The net effect was uneven across the real estate lending markets. Bilateral lending markets felt an uptick in senior margins for prime properties of 20 to 30 basis points and felt most acutely in core European cities, such as London.
In capital markets, ABS spread widening evaporated the economics of the current pipeline of CMBS transactions, with margins on warehoused loans suddenly too low for profitable execution. Of the five CMBS which closed in the second half of last year, four are estimated to have booked a loss.
A number of further transactions planned for the second half of last year were pulled and sold down in the syndication markets instead.

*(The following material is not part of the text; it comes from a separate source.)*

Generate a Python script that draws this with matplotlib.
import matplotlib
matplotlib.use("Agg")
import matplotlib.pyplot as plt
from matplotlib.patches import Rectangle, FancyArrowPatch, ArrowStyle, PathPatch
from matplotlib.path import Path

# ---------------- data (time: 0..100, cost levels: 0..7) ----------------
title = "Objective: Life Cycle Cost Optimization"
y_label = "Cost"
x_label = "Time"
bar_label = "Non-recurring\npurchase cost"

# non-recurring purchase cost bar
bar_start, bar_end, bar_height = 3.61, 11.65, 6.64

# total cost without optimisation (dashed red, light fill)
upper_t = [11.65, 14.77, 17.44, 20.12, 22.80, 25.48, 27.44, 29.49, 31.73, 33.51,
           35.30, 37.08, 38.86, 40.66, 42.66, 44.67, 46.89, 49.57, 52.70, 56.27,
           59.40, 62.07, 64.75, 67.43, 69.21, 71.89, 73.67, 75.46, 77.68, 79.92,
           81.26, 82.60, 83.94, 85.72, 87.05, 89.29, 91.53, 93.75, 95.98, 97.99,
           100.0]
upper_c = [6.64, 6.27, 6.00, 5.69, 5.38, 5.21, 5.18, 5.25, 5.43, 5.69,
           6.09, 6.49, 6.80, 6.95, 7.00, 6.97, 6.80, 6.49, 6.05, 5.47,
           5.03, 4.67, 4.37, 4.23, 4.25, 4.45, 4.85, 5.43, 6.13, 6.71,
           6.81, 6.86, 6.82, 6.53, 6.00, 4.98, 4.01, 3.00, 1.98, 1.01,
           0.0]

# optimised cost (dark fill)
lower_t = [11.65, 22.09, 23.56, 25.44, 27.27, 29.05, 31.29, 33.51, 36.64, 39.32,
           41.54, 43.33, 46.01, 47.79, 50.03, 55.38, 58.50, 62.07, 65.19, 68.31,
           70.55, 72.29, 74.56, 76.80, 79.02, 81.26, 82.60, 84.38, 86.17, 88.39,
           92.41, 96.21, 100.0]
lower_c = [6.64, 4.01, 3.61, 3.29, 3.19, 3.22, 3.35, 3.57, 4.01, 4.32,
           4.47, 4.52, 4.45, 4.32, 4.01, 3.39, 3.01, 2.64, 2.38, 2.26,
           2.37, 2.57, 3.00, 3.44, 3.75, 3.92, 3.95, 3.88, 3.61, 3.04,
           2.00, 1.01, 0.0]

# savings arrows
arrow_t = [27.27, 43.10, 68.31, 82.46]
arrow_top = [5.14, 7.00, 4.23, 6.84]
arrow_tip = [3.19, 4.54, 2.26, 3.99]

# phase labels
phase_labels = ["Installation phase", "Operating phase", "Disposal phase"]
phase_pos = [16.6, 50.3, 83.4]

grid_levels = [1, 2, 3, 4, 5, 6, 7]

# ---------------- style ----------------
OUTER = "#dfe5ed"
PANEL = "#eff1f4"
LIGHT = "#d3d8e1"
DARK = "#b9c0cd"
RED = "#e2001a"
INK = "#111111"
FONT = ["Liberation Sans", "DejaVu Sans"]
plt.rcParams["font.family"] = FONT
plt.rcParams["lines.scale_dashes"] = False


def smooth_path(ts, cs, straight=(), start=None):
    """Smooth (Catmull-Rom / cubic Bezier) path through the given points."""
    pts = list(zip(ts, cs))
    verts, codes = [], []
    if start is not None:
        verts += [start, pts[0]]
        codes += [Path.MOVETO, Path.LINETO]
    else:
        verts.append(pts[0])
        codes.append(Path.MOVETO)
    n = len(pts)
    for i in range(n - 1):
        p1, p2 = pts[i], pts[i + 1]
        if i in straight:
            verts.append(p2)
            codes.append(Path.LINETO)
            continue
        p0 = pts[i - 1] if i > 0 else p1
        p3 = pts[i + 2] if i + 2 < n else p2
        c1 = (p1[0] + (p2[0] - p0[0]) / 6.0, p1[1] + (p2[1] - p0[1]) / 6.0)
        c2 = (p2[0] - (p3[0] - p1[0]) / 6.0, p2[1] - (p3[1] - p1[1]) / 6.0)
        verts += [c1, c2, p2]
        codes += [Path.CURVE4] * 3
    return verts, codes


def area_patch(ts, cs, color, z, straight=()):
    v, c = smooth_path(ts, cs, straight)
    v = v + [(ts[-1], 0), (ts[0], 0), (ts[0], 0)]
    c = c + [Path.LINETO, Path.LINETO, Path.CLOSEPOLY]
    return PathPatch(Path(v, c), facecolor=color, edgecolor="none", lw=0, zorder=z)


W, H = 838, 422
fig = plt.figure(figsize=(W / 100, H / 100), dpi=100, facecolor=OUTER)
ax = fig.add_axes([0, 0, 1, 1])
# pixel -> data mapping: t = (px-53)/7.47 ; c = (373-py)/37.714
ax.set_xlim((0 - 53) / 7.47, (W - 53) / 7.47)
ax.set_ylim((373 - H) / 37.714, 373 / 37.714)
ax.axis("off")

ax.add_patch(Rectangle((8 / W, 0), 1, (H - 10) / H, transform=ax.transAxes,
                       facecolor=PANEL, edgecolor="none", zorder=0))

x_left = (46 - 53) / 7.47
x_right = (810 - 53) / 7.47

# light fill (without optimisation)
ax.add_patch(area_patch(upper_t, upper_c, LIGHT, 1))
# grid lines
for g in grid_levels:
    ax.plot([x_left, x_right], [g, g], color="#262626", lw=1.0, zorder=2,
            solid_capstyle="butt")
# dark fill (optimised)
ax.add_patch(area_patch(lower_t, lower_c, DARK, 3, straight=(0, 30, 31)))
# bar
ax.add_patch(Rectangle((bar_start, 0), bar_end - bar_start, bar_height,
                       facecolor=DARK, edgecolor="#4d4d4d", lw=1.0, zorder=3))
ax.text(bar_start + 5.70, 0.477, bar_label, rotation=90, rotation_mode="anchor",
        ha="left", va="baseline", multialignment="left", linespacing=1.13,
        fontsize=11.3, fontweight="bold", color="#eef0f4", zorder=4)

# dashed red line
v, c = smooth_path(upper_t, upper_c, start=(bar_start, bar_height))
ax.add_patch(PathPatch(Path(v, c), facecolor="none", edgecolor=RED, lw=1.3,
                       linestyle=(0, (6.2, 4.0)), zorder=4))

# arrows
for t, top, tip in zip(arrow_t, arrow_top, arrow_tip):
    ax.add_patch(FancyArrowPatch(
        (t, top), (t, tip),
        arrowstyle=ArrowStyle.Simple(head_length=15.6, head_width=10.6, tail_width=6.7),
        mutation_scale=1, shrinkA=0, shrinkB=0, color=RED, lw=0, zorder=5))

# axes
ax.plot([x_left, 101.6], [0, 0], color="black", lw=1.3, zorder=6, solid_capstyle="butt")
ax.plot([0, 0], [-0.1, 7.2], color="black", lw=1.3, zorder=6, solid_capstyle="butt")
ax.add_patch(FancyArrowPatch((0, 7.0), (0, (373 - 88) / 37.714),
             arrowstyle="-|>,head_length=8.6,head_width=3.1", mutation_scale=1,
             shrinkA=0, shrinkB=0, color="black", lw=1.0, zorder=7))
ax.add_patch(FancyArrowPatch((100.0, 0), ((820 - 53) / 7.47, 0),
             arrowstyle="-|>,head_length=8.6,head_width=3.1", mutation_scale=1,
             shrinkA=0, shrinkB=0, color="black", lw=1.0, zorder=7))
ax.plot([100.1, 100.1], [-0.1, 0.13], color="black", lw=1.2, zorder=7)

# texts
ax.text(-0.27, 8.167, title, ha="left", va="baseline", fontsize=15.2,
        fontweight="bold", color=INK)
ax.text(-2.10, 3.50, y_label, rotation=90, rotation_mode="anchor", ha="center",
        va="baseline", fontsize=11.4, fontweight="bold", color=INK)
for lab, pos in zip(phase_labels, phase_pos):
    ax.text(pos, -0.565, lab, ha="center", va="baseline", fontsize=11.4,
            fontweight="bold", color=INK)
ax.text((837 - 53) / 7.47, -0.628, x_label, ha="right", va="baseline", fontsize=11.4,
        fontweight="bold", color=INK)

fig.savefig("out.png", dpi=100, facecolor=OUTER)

Comparable bilateral deals which closed at around 115 basis points last Spring, were closing with no difficulty but at around 130 to 140bps, which is generally considered to be the current pricing equilibrium for prime London senior loans. This range could perhpas be a new sustainble long term normal.
In the early weeks of 2016, the New Year has presented new challenges and additional uncertainty. It remains difficult to estimate the scale of the impact that the main macro drivers will eventually have on real estate markets in Europe, with key prevailing headwinds moving in opposite directions.

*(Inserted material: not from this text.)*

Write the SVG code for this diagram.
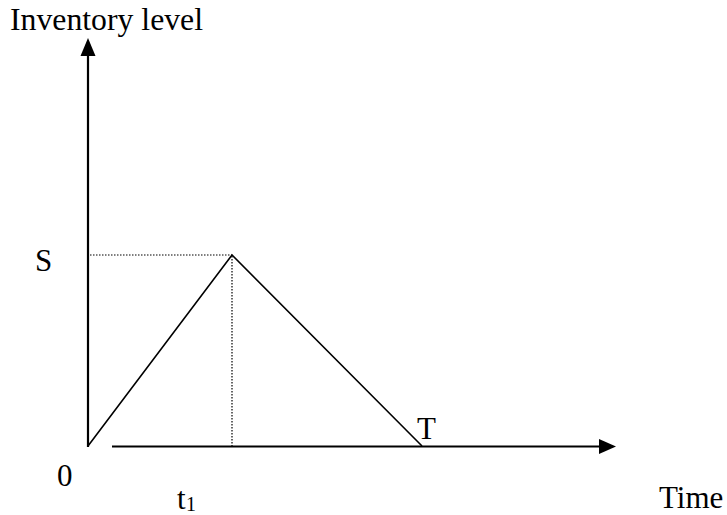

China’s renewed equity market turmoil could impact global growth, while world central banks enter a phase of diverging policy direction: the US Federal Reserve’s move to increase base rates in December has been followed by the Bank of Japan’s surprise to push interest rates into negative territory.

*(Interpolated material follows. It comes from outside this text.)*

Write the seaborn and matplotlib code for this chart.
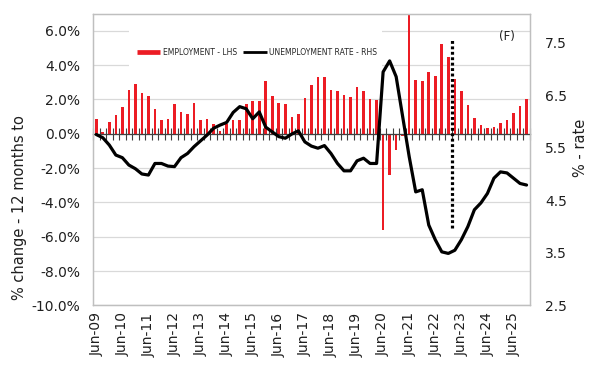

After years of holding rates close to zero, the BoJ stunned markets by introducing sub-zero interest rates, prompting yet more Japanese government bonds to fall to negative yields – meaning investors lose money by holding them.
The BoJ’s move – and the rise of Japan’s negative-yielding bonds – could potentially prompt a flight of capital into UK and Europe, across fixed income and real estate.
The eye-catching news yesterday that Japan Post Bank, the country’s largest financial institution, has launched a multi-billion pound real estate division targeting UK commercial property certainly points to that possibility.
By contrast, the UK’s interest rates are set to remain at their current rock-bottom levels for at least another year, after the Bank of England pushed the prospects of a rise further into the future.
The Financial Times reported this lunchtime that the BoE’s latest forecasts, released on Thursday, effectively endorse market expectations that rates will not increase until the end of 2017.
How much impact central banks’ diverging interest rate paths will have on the relative attractiveness of CRE debt, it is too early to judge given the limited flow of new deals so far this year.
Nigel Almond, head of capital markets research at Cushman& Wakefield, said: “Looking forward the European economy is set to grow further and the prospect of further QE will provide support to occupational markets.
“Whilst growing headwinds create uncertainty, it also provides variability and opportunities across markets for both investors and lenders alike, and expected volume growth of 5-10% in 2016 will support further increases in lending activity.”